C’est sûr, à 100 %. Je pense que l’un des trucs les plus importants pour moi, c’est d’avoir eu ces mecs-là à mes côtés pour pouvoir apprendre d’eux, mais aussi de pouvoir retenir ce qu’ils m’enseignaient, tout en l’appliquant. Tu peux être entraîné par les meilleurs coachs, mais si tu ne captes rien ou que tu ne mets rien en pratique, ça ne sert à rien. Donc ouais, j’ai des gens incroyables autour de moi, avec qui j’ai eu de super relations. Franchement, je n’aurais jamais imaginé avoir les numéros de Ricky Carmichael ou James Stewart dans mon téléphone. Je n’aurais jamais pensé pouvoir appeler James pour aller jouer au golf, ou même Ricky. C’est fou et je suis super reconnaissant. Johnny O’Mara, c’est une légende aussi. Être coaché par Stefan et Harry, c’est pareil, ce sont des légendes. Donc ouais, j’ai vraiment de la chance de connaître ces gens, et de pouvoir travailler – comme passer du temps –  avec eux. Quand j’étais gamin, je ne m’en rendais pas compte, mais maintenant, en prenant le temps d’y repenser, c’est juste fou.

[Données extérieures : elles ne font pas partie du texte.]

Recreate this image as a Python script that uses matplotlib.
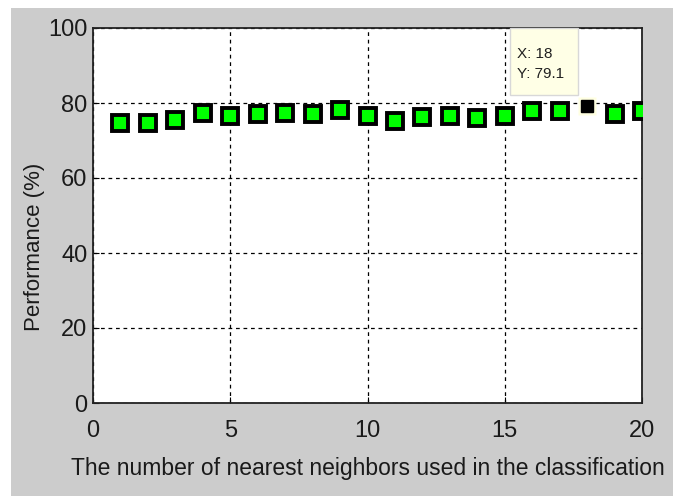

Tu es un peu le McGrath des temps modernes. Tu es devenu la star de cette génération, tu as le charisme pour porter le sport et peut-être le rendre encore plus grand public. Tu ressens de la pression ou une certaine responsabilité par rapport à ça ?

Non, je vais juste me concentrer sur moi, sur ce que j’ai à faire. Pour le reste, je laisserai les choses se faire. Je ne me lève pas tous les matins en me disant que je vais rendre le sport meilleur. Si je fais ce que je fais et que des opportunités se présentent, je ferai de mon mieux en tout cas. Je pense que le sport ira là où il doit aller, mais pour l’instant, je me concentre juste sur moi et sur le fait d’être la meilleure version de moi-même.

Si quelqu’un t’avait dit – à l’époque de l’Europe – que tu allais devenir l’un des incontournables du sport, tu l’aurais cru ?

J’aurais répondu que ce serait super, mais que ça allait être dur. J’ai toujours eu ces objectifs en tête, mais peut-être pas autant ancrés à l’époque. J’avais des plus petits objectifs, sur le court terme, donc je pense que ça m’aurait surpris d’entendre ça.

Maintenant que tu as déjà tout gagné du haut de tes 21 ans, est-ce que tu vises les records pour un jour prendre ta retraite en ayant le titre de nouveau GOAT ?

Comme tu l’as dit, j’ai déjà gagné tout ce que je pouvais gagner ici en termes de championnats. Il reste toujours des terrains sur lesquels je ne me suis pas imposé, donc on peut se servir de ça comme d’une motivation. Chercher les records, c’est quelque chose qui peut me permettre de rester sur mes gardes. Il faut se fixer des objectifs sur le court terme, mais aussi des plus gros sur le long terme même si les gens ne comprennent pas toujours ça. Il faut penser plus loin parce que si l’objectif c’est juste le titre, tu risques de vite ne plus avoir de nouveaux objectifs et prendre la porte de sortie plus tôt que prévu. Je veux rester dans le sport aussi longtemps que possible, en bonne santé, jusqu’à ce que je me dise que j’en ai assez. On se donne des objectifs qui peuvent sembler stupides, mais c’est histoire d’avoir un plan sur le long terme, c’est comme ça que je fonctionne.

Un mot sur les Nations. Tu as dû te battre avec Herlings, Tomac, Roczen, Gajser & les autres. Tu es celui qui arrive, et tu te bats avec ces légendes. Ça te fait quoi ?

C’était vraiment cool. Franchement, c’est une belle expérience de rouler contre tous ces gars-là. C’était déjà génial de les voir en piste, mais en plus de pouvoir les dépasser, c’était encore mieux [rires]. Surtout, c’est une expérience incroyable. Pouvoir rouler avec ces gars-là, c’est un honneur pour moi.